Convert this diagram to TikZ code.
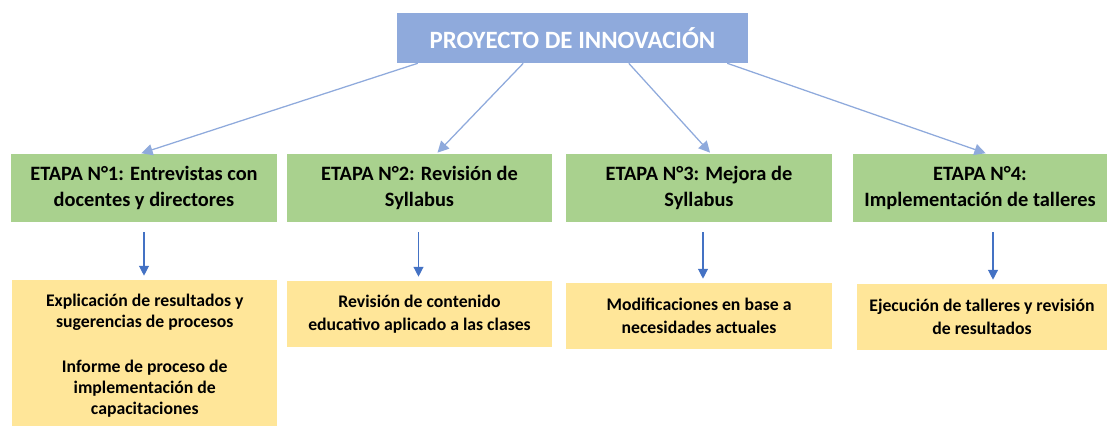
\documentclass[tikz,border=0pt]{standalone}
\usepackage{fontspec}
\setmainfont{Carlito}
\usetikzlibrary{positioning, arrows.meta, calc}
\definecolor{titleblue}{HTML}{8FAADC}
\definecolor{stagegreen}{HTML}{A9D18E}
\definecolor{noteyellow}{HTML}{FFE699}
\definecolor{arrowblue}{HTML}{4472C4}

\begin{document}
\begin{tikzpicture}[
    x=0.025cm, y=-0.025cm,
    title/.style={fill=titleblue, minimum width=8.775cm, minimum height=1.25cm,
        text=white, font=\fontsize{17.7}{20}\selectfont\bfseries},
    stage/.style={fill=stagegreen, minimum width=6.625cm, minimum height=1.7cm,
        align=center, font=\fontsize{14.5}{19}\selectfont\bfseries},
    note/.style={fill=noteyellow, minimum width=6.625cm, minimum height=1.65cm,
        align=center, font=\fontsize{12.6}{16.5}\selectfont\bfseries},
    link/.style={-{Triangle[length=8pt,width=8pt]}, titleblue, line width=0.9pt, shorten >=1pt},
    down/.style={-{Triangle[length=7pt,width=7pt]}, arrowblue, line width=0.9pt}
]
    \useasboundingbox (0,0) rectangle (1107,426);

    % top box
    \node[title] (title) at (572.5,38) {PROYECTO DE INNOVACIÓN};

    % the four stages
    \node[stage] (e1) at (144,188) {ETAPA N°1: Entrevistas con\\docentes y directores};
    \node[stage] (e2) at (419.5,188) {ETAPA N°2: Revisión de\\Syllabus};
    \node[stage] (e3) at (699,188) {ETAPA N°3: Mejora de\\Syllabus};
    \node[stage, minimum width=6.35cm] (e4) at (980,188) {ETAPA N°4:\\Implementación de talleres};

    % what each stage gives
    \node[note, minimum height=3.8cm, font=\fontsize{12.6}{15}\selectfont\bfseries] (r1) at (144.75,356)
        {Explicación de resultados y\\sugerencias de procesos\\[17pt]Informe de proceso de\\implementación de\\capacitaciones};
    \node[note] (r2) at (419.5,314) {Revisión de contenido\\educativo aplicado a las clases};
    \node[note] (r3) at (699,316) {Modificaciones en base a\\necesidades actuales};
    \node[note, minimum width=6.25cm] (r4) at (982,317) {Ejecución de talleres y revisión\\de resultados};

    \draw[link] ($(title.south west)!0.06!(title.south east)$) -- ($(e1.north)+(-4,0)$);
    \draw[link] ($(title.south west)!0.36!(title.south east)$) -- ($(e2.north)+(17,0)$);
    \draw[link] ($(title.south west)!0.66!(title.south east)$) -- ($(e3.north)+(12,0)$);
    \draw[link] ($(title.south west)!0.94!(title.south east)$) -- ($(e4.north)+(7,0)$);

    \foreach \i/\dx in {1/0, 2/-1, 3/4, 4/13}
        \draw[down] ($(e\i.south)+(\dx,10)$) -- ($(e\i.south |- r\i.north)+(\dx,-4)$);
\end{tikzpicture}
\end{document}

..............................

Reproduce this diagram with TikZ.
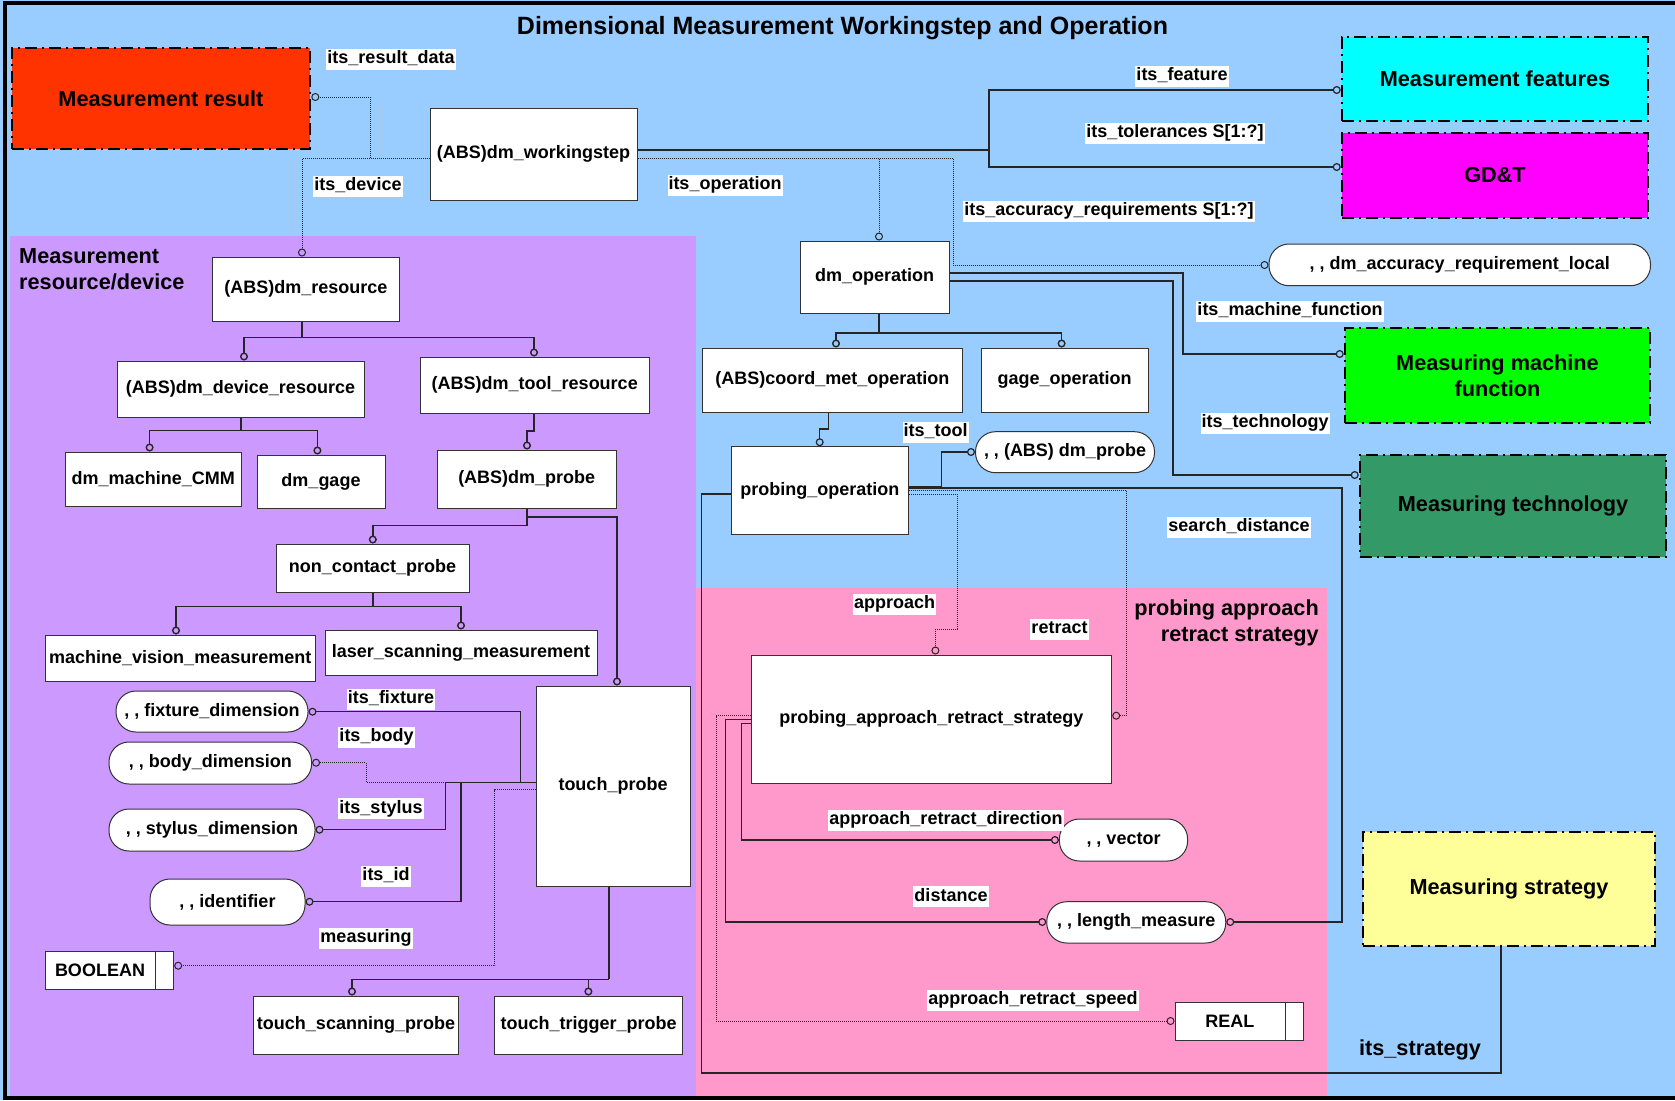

..............................

=== Set exercise ===
Beginning with the line above that contains "Convert this diagram to TikZ code." and finishing with the line that contains "minimum width=6.35cm] (e4)", print those lines exactly and only. Skip all pictures.

=== Exercise response ===
Convert this diagram to TikZ code.
\documentclass[tikz,border=0pt]{standalone}
\usepackage{fontspec}
\setmainfont{Carlito}
\usetikzlibrary{positioning, arrows.meta, calc}
\definecolor{titleblue}{HTML}{8FAADC}
\definecolor{stagegreen}{HTML}{A9D18E}
\definecolor{noteyellow}{HTML}{FFE699}
\definecolor{arrowblue}{HTML}{4472C4}

\begin{document}
\begin{tikzpicture}[
    x=0.025cm, y=-0.025cm,
    title/.style={fill=titleblue, minimum width=8.775cm, minimum height=1.25cm,
        text=white, font=\fontsize{17.7}{20}\selectfont\bfseries},
    stage/.style={fill=stagegreen, minimum width=6.625cm, minimum height=1.7cm,
        align=center, font=\fontsize{14.5}{19}\selectfont\bfseries},
    note/.style={fill=noteyellow, minimum width=6.625cm, minimum height=1.65cm,
        align=center, font=\fontsize{12.6}{16.5}\selectfont\bfseries},
    link/.style={-{Triangle[length=8pt,width=8pt]}, titleblue, line width=0.9pt, shorten >=1pt},
    down/.style={-{Triangle[length=7pt,width=7pt]}, arrowblue, line width=0.9pt}
]
    \useasboundingbox (0,0) rectangle (1107,426);

    % top box
    \node[title] (title) at (572.5,38) {PROYECTO DE INNOVACIÓN};

    % the four stages
    \node[stage] (e1) at (144,188) {ETAPA N°1: Entrevistas con\\docentes y directores};
    \node[stage] (e2) at (419.5,188) {ETAPA N°2: Revisión de\\Syllabus};
    \node[stage] (e3) at (699,188) {ETAPA N°3: Mejora de\\Syllabus};
    \node[stage, minimum width=6.35cm] (e4) at (980,188) {ETAPA N°4:\\Implementación de talleres};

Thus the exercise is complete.